6 Tips to Fall Asleep Faster and EasierJanuary 11, 2018
For the average adult, a good night's sleep means getting seven to nine hours — although some are fine with five or six, and others may need 10. While our individual sleep needs may differ, the fact is that all of us need it.
And not just any old sleep will do; in order for it to truly benefit us, it has to be good quality sleep that lets us wake up feeling rested and refreshed
One of the best ways to get that kind of sleep is to plan ahead and create a routine that's designed with one thing in mind: to help you fall asleep faster and sleep better through the night. Here are six things you can do to make that happen:
- Schedule it: If you thought a set bedtime went out the window with your childhood teddy bear, think again. Evidence shows that scheduling your sleep becomes even more important as you get older. Your body likes routines, so having a set time to call it a day will quickly set your internal clock to start getting ready for bed at a certain time.
- Cut the caffeine: If you're drinking that afternoon cup of coffee less than eight hours before bedtime, you could be keeping yourself awake at night.
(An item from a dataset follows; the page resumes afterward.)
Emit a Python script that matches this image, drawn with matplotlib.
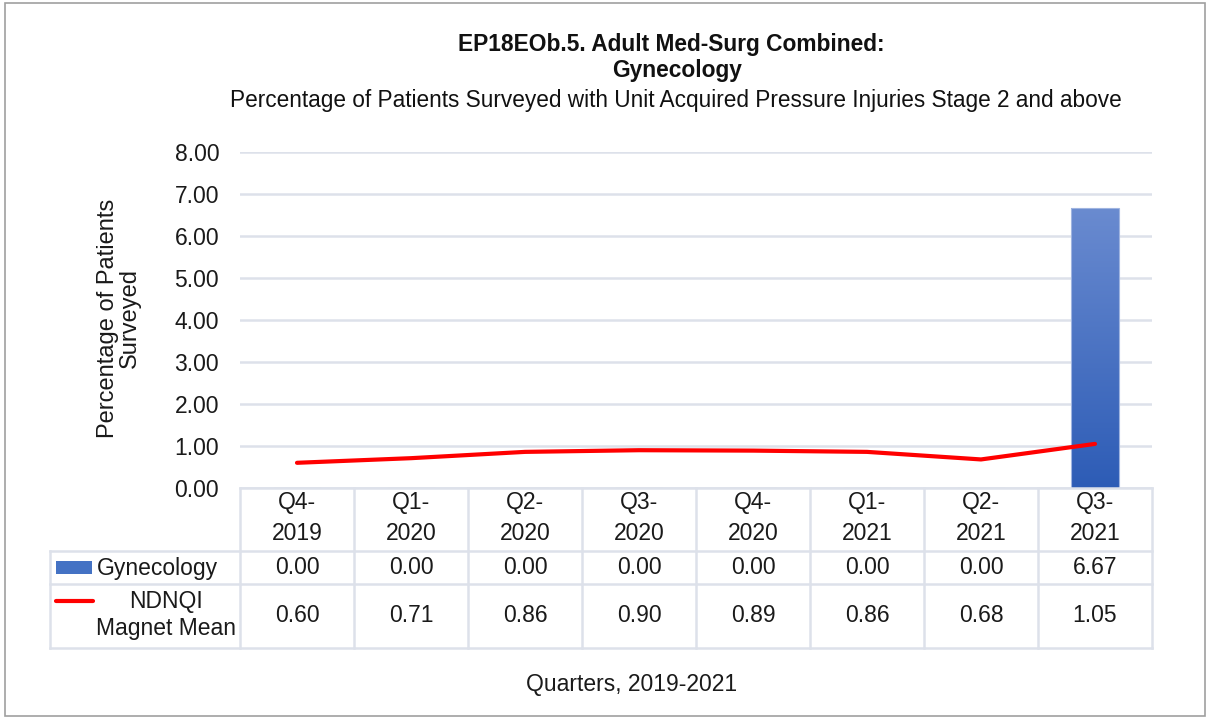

Even though it's less potent by bedtime, caffeine stays in your system for several hours and could be one of the culprits keeping you up. If you need an afternoon "boost," try walking up and down a flight of stairs for 10 minutes. It's been found to be more effective than a cup of joe!
- Shut off the TV (and stay off Facebook): Avoid any kind of "screens" for an hour before bed. Multiple studies show the blue lights from our TV screens and gadgets halt the production of melatonin, which is the hormone that tells our brains it's time to go to sleep.
- Try a little tryptophan: If you like a bedtime snack, there's good news. Research shows that a little bit of protein combined with a healthy carbohydrate can help you get to sleep faster, stay asleep, and feel less sleepy the next day.
- Keep your cool: Turning the temperature down to between 60 and 67 degrees will work with your body's internal clock to cool you down, which leads to deeper sleep.
- Kill the lights: The darker the room, the better you'll sleep. If you're using your smartphone as an alarm clock, set it to airplane mode or cover it with a dark cloth, and cover or remove lights on digital displays. Get rid of the night-lights, and use dark curtains to block light pollution.
If you don't fall asleep immediately, don't worry; it takes the body 10-20 minutes to hit slumber stage. Try listening to soothing music to help you relax and quiet your mind. Then, enjoy a great night's sleep!